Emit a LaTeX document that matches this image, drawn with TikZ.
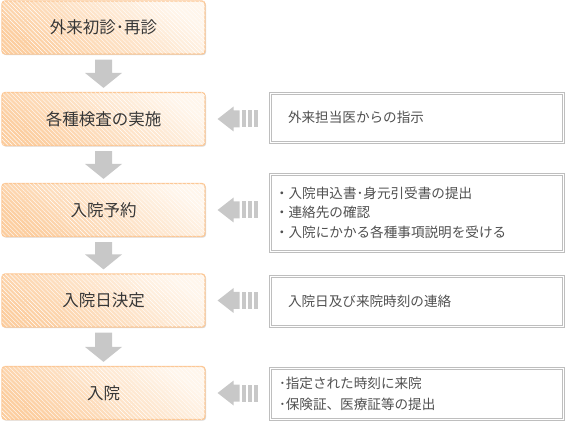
\documentclass[tikz,border=0pt]{standalone}
\usepackage{fontspec}
\setmainfont{Noto Sans CJK JP}
\usetikzlibrary{calc,shadows,patterns.meta}
\definecolor{stepline}{RGB}{252,200,150}
\definecolor{stepdark}{RGB}{252,206,160}
\definecolor{steplight}{RGB}{255,246,236}
\definecolor{arrowgray}{RGB}{200,200,200}
\definecolor{notegray}{RGB}{190,190,190}
\definecolor{textgray}{RGB}{55,55,55}
\definecolor{notetext}{RGB}{80,80,80}
\tikzset{
  stepbox/.style={draw=stepline,line width=1.2pt,rounded corners=3pt,
    minimum width=203pt,minimum height=53pt,
    shading=axis,top color=steplight,bottom color=stepdark,shading angle=-35,
    drop shadow={shadow xshift=1pt,shadow yshift=-1.2pt,opacity=0.3},
    postaction={fill opacity=0.1,pattern={Lines[angle=-45,distance=3pt,line width=0.4pt]},pattern color=white},
    font=\fontsize{16.5}{17}\selectfont,text=textgray},
  notebox/.style={draw=notegray,line width=0.7pt,
    minimum height=#1,inner ysep=0pt,align=left,
    font=\fontsize{13.6}{19.5}\selectfont,text=notetext},
}
% gray block arrow down between two steps
\newcommand\stepdown[2]{%
  \fill[arrowgray] let \p1=(#1.south), \p2=(#2.north) in
    (\x1-8.5pt,\y1-5pt) -- (\x1+8.5pt,\y1-5pt) -- (\x1+8.5pt,\y2+19pt)
    -- (\x1+18.5pt,\y2+19pt) -- (\x1,\y2+4pt) -- (\x1-18.5pt,\y2+19pt)
    -- (\x1-8.5pt,\y2+19pt) -- cycle;}
% gray arrow with bars from a note to its step
\newcommand\noteleft[2]{%
  \fill[arrowgray] let \p1=(#2.east) in
    (\x1+12pt,\y1) -- (\x1+28pt,\y1+12.5pt) -- (\x1+28pt,\y1+8.5pt) -- (\x1+34pt,\y1+8.5pt)
    -- (\x1+34pt,\y1-8.5pt) -- (\x1+28pt,\y1-8.5pt) -- (\x1+28pt,\y1-12.5pt) -- cycle;
  \foreach \bb in {36.5,42.5,48.5}
    {\fill[arrowgray] let \p1=(#2.east) in (\x1+\bb pt,\y1-8.5pt) rectangle ++(3.5pt,17pt);}
  % inner line of the double frame
  \draw[notegray,line width=0.6pt] ($(#1.south west)+(2.4pt,2.4pt)$) rectangle ($(#1.north east)+(-2.4pt,-2.4pt)$);}
\begin{document}
\begin{tikzpicture}[x=1pt,y=-1pt]
  \useasboundingbox (0,0) rectangle (565,430);
  % steps
  \node[stepbox] (visit) at (103.5,27.5) {外来初診･再診};
  \node[stepbox] (exam) at (103.5,119) {各種検査の実施};
  \node[stepbox] (booking) at (103.5,210) {入院予約};
  \node[stepbox] (date) at (103.5,300.5) {入院日決定};
  \node[stepbox] (admit) at (103.5,393) {入院};
  % notes
  \node[notebox=51pt,inner xsep=19pt,text width=257pt] (examnote) at (416.5,117.5) {外来担当医からの指示};
  \node[notebox=79pt,inner xsep=6pt,text width=283pt] (bookingnote) at (416.5,212.5)
    {・入院申込書･身元引受書の提出\\・連絡先の確認\\・入院にかかる各種事項説明を受ける};
  \node[notebox=52pt,inner xsep=19pt,text width=257pt] (datenote) at (416.5,301) {入院日及び来院時刻の連絡};
  \node[notebox=53pt,inner xsep=10pt,text width=275pt,font=\fontsize{13.6}{21}\selectfont] (admitnote) at (416.5,393.5)
    {･指定された時刻に来院\\･保険証、医療証等の提出};
  % arrows
  \stepdown{visit}{exam}
  \stepdown{exam}{booking}
  \stepdown{booking}{date}
  \stepdown{date}{admit}
  \foreach \nn/\ss in {examnote/exam,bookingnote/booking,datenote/date,admitnote/admit}
    {\noteleft{\nn}{\ss}}
\end{tikzpicture}
\end{document}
-------
Using the data above, print every line exactly, omitting pictures.

• Solution to the exercise
Emit a LaTeX document that matches this image, drawn with TikZ.
\documentclass[tikz,border=0pt]{standalone}
\usepackage{fontspec}
\setmainfont{Noto Sans CJK JP}
\usetikzlibrary{calc,shadows,patterns.meta}
\definecolor{stepline}{RGB}{252,200,150}
\definecolor{stepdark}{RGB}{252,206,160}
\definecolor{steplight}{RGB}{255,246,236}
\definecolor{arrowgray}{RGB}{200,200,200}
\definecolor{notegray}{RGB}{190,190,190}
\definecolor{textgray}{RGB}{55,55,55}
\definecolor{notetext}{RGB}{80,80,80}
\tikzset{
  stepbox/.style={draw=stepline,line width=1.2pt,rounded corners=3pt,
    minimum width=203pt,minimum height=53pt,
    shading=axis,top color=steplight,bottom color=stepdark,shading angle=-35,
    drop shadow={shadow xshift=1pt,shadow yshift=-1.2pt,opacity=0.3},
    postaction={fill opacity=0.1,pattern={Lines[angle=-45,distance=3pt,line width=0.4pt]},pattern color=white},
    font=\fontsize{16.5}{17}\selectfont,text=textgray},
  notebox/.style={draw=notegray,line width=0.7pt,
    minimum height=#1,inner ysep=0pt,align=left,
    font=\fontsize{13.6}{19.5}\selectfont,text=notetext},
}
% gray block arrow down between two steps
\newcommand\stepdown[2]{%
  \fill[arrowgray] let \p1=(#1.south), \p2=(#2.north) in
    (\x1-8.5pt,\y1-5pt) -- (\x1+8.5pt,\y1-5pt) -- (\x1+8.5pt,\y2+19pt)
    -- (\x1+18.5pt,\y2+19pt) -- (\x1,\y2+4pt) -- (\x1-18.5pt,\y2+19pt)
    -- (\x1-8.5pt,\y2+19pt) -- cycle;}
% gray arrow with bars from a note to its step
\newcommand\noteleft[2]{%
  \fill[arrowgray] let \p1=(#2.east) in
    (\x1+12pt,\y1) -- (\x1+28pt,\y1+12.5pt) -- (\x1+28pt,\y1+8.5pt) -- (\x1+34pt,\y1+8.5pt)
    -- (\x1+34pt,\y1-8.5pt) -- (\x1+28pt,\y1-8.5pt) -- (\x1+28pt,\y1-12.5pt) -- cycle;
  \foreach \bb in {36.5,42.5,48.5}
    {\fill[arrowgray] let \p1=(#2.east) in (\x1+\bb pt,\y1-8.5pt) rectangle ++(3.5pt,17pt);}
  % inner line of the double frame
  \draw[notegray,line width=0.6pt] ($(#1.south west)+(2.4pt,2.4pt)$) rectangle ($(#1.north east)+(-2.4pt,-2.4pt)$);}
\begin{document}
\begin{tikzpicture}[x=1pt,y=-1pt]
  \useasboundingbox (0,0) rectangle (565,430);
  % steps
  \node[stepbox] (visit) at (103.5,27.5) {外来初診･再診};
  \node[stepbox] (exam) at (103.5,119) {各種検査の実施};
  \node[stepbox] (booking) at (103.5,210) {入院予約};
  \node[stepbox] (date) at (103.5,300.5) {入院日決定};
  \node[stepbox] (admit) at (103.5,393) {入院};
  % notes
  \node[notebox=51pt,inner xsep=19pt,text width=257pt] (examnote) at (416.5,117.5) {外来担当医からの指示};
  \node[notebox=79pt,inner xsep=6pt,text width=283pt] (bookingnote) at (416.5,212.5)
    {・入院申込書･身元引受書の提出\\・連絡先の確認\\・入院にかかる各種事項説明を受ける};
  \node[notebox=52pt,inner xsep=19pt,text width=257pt] (datenote) at (416.5,301) {入院日及び来院時刻の連絡};
  \node[notebox=53pt,inner xsep=10pt,text width=275pt,font=\fontsize{13.6}{21}\selectfont] (admitnote) at (416.5,393.5)
    {･指定された時刻に来院\\･保険証、医療証等の提出};
  % arrows
  \stepdown{visit}{exam}
  \stepdown{exam}{booking}
  \stepdown{booking}{date}
  \stepdown{date}{admit}
  \foreach \nn/\ss in {examnote/exam,bookingnote/booking,datenote/date,admitnote/admit}
    {\noteleft{\nn}{\ss}}
\end{tikzpicture}
\end{document}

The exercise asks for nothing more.